As news of the operation spread, it came as no surprise that Ramsey’s gaffe against Dortmund, the one that opened the scoring in a depressing home-loss in the Champions League that leaves further progress hanging by a thread, was merely part of the plan from the beginning.
“We decided that, um, Aaron should commit an error that might allow Dortmund to score, and it worked to perfection,” Wenger explained. “We suspected that the fickleness of many fans would be tested by this, just as it would if we lost. The operation needed a strong run to, uh, increase fans’ expectations, and when the moment was right, we would, as it is said, lower the boom.”
Gooners need no reminder of the outcome of that match, of course; a narrow loss leaves them level on points now with Dortmund and Napoli with two tough fixtures looming. As the press conference drew to a close, Wenger seemed to wax philosophic as he pondered the possibilities that now lay in front of him:
We now must decide how best to toy with the fans of the club, how best to torment them. Should we press on beyond the group stage, or is it more effective for our purposes to, as they say, “crash out” of the Champions League? We could then compete in the Europa League, could we not? Perhaps we could meet Spurs in the final. How then should we elevate the fans’ hopes?

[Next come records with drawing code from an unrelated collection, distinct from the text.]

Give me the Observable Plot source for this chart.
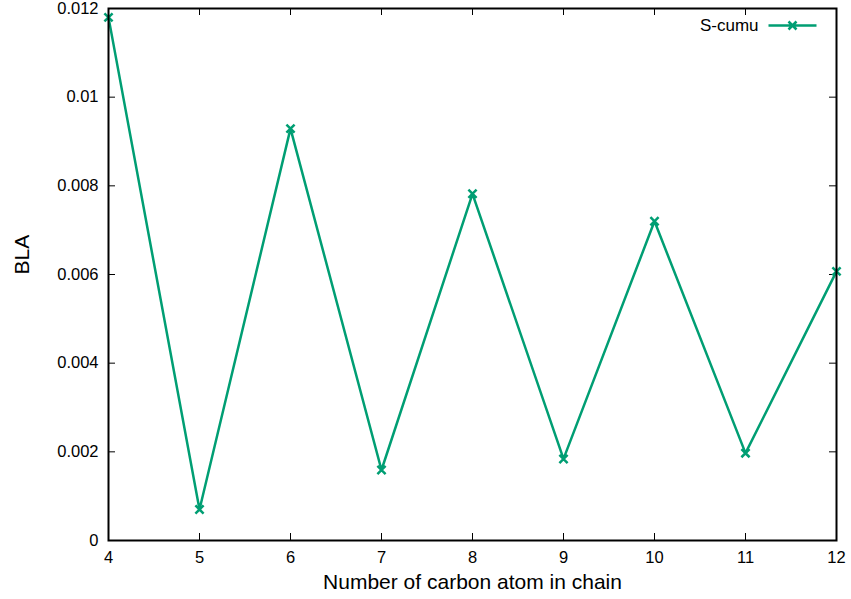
<!DOCTYPE html>
<html>
<head>
<meta charset="utf-8">
<script src="https://cdn.jsdelivr.net/npm/d3@7"></script>
<script src="https://cdn.jsdelivr.net/npm/@observablehq/plot@0.6"></script>
<style>
  html, body { margin: 0; padding: 0; background: white; }
  #chart { width: 851px; height: 599px; }
</style>
</head>
<body>
<div id="chart"></div>
<script>
const carbons = [4, 5, 6, 7, 8, 9, 10, 11, 12];
const bla = [0.0118, 0.0007, 0.00929, 0.00159, 0.00782, 0.00184, 0.0072, 0.00197, 0.00607];
const seriesName = "S-cumu";
const xTicks = [4, 5, 6, 7, 8, 9, 10, 11, 12];
const yTicks = [0, 0.002, 0.004, 0.006, 0.008, 0.01, 0.012];
const yTickLabels = ["0", "0.002", "0.004", "0.006", "0.008", "0.01", "0.012"];
const xLabel = "Number of carbon atom in chain";
const yLabel = "BLA";

const color = "#009e73";
const data = carbons.map((c, i) => ({c, v: bla[i]}));

const W = 851, H = 599, mL = 108, mR = 15, mT = 8, mB = 59;
const plotW = W - mL - mR, plotH = H - mT - mB;
const tick = 7;

const legendSymbol = {
  draw(ctx, size) {
    ctx.moveTo(-24, 0); ctx.lineTo(24, 0);
    const s = 4;
    ctx.moveTo(-s, -s); ctx.lineTo(s, s);
    ctx.moveTo(-s, s); ctx.lineTo(s, -s);
  }
};

const chart = Plot.plot({
  width: W, height: H,
  marginLeft: mL, marginRight: mR, marginTop: mT, marginBottom: mB,
  style: {fontFamily: "'Liberation Sans', Arial, Helvetica, sans-serif", fontSize: "16px", background: "white", color: "black"},
  x: {domain: [4, 12]},
  y: {domain: [0, 0.012]},
  marks: [
    // tick labels
    Plot.axisX(xTicks, {anchor: "bottom", tickSize: 0, tickPadding: 11, label: null, fontSize: 16.5}),
    Plot.axisY(yTicks, {anchor: "left", tickSize: 0, tickPadding: 10, label: null, fontSize: 16.5,
      tickFormat: d => yTickLabels[yTicks.indexOf(d)]}),
    // inward ticks (mirrored)
    Plot.ruleX(xTicks, {x: d => d, insetTop: plotH - tick, stroke: "black", strokeWidth: 1}),
    Plot.ruleX(xTicks, {x: d => d, insetBottom: plotH - tick, stroke: "black", strokeWidth: 1}),
    Plot.ruleY(yTicks, {y: d => d, insetRight: plotW - tick, stroke: "black", strokeWidth: 1}),
    Plot.ruleY(yTicks, {y: d => d, insetLeft: plotW - tick, stroke: "black", strokeWidth: 1}),
    // data
    Plot.line(data, {x: "c", y: "v", stroke: color, strokeWidth: 2.5}),
    Plot.dot(data, {x: "c", y: "v", symbol: "times", r: 3.8, stroke: color, strokeWidth: 2.5}),
    Plot.frame({stroke: "black", strokeWidth: 2}),
    // axis labels
    Plot.text([xLabel], {frameAnchor: "bottom", dy: 42, fontSize: 21, lineAnchor: "middle"}),
    Plot.text([yLabel], {frameAnchor: "left", dx: -86, rotate: -90, fontSize: 21, lineAnchor: "middle"}),
    // legend
    Plot.text([seriesName], {frameAnchor: "top-right", dx: -78, dy: 17, textAnchor: "end", lineAnchor: "middle", fontSize: 17}),
    Plot.dot([seriesName], {frameAnchor: "top-right", dx: -44, dy: 17, symbol: legendSymbol, r: 4, stroke: color, strokeWidth: 2.5, fill: "none"})
  ]
});
document.getElementById("chart").appendChild(chart);
</script>
</body>
</html>
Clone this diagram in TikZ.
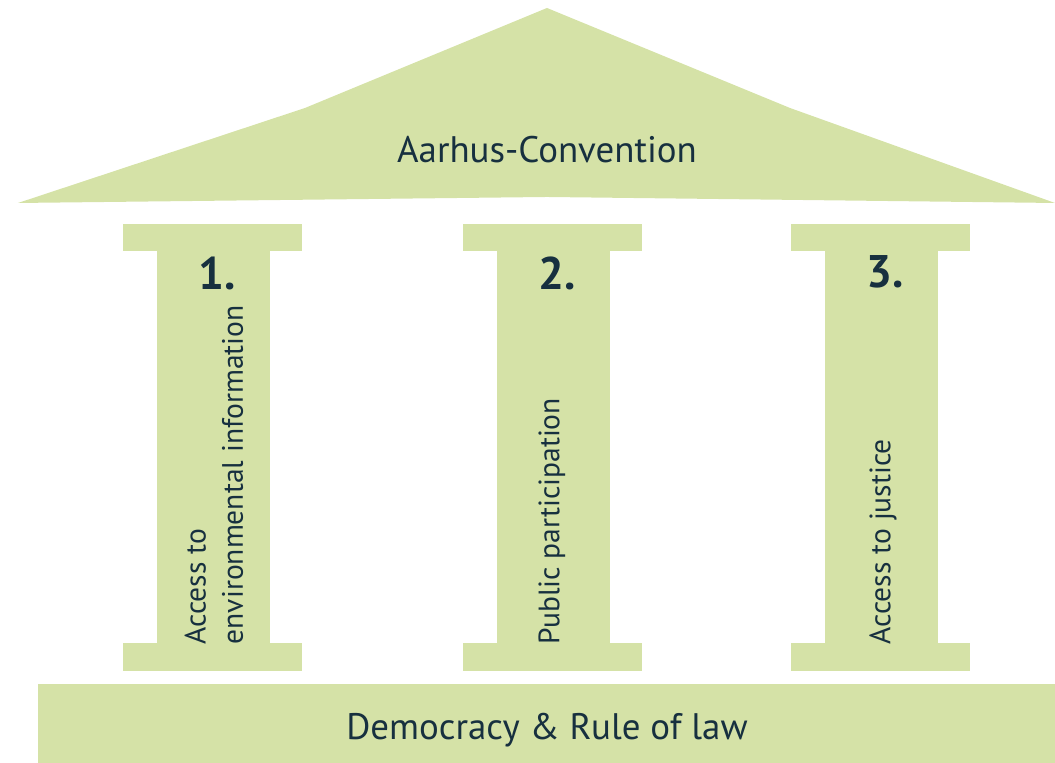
\documentclass[tikz,border=0pt]{standalone}
\usepackage{fontspec}
\setmainfont{PT Sans}
\usepackage{tikz}
\usetikzlibrary{positioning}

\definecolor{leaf}{HTML}{D5E2A7}
\definecolor{ink}{HTML}{17303F}

\tikzset{
  label/.style={text=ink,inner sep=0pt,font=\fontsize{10.5}{12}\selectfont},
  num/.style={text=ink,inner sep=0pt,font=\fontsize{13}{15}\selectfont\bfseries,anchor=base},
  side/.style={text=ink,inner sep=0pt,font=\fontsize{8.4}{10.6}\selectfont,rotate=90,anchor=west,align=left}
}

\begin{document}
\begin{tikzpicture}
  \useasboundingbox (0,0) rectangle (10.55,7.63);
  % roof
  \fill[leaf] (0.18,5.60)--(3.05,6.55)--(5.47,7.55)--(7.90,6.55)--(10.55,5.60)--(5.47,5.66)--cycle;
  % base
  \fill[leaf] (0.38,0)rectangle(10.55,0.79);
  % pillars
  \foreach \x in {1.23,4.63,7.91}{
    \fill[leaf] (\x,5.12)rectangle++(1.79,0.27);
    \fill[leaf] (\x+0.34,1.20)rectangle++(1.13,3.92);
    \fill[leaf] (\x,0.92)rectangle++(1.79,0.28);
  }
  \node[label,anchor=base] (conv) at (5.47,6.00){Aarhus-Convention};
  \node[label,anchor=base] (law) at (5.47,0.23){Democracy \& Rule of law};
  \node[num] (one) at (2.17,4.73){1.};
  \node[num] (two) at (5.57,4.73){2.};
  \node[num] (three) at (8.85,4.75){3.};
  \node[side] (info) at (2.14,1.18){Access to\\environmental information};
  \node[side] (part) at (5.52,1.18){Public participation};
  \node[side] (just) at (8.83,1.18){Access to justice};
\end{tikzpicture}
\end{document}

His musings continued almost as if he had stopped paying attention to the array of microphones in front of him. Among the overheard comments were the following: “we could win the Europa, if only to satirize the end of this so-called trophy drought…” and “non, Arsène, non! nous devons perdre de prouver le point; c’est évident!”
Noticing that the press pool was leaning forward to eavesdrop on this sotto voce moment, Wenger cast a glaring eye around the room, declared “Wenger out” and strode off.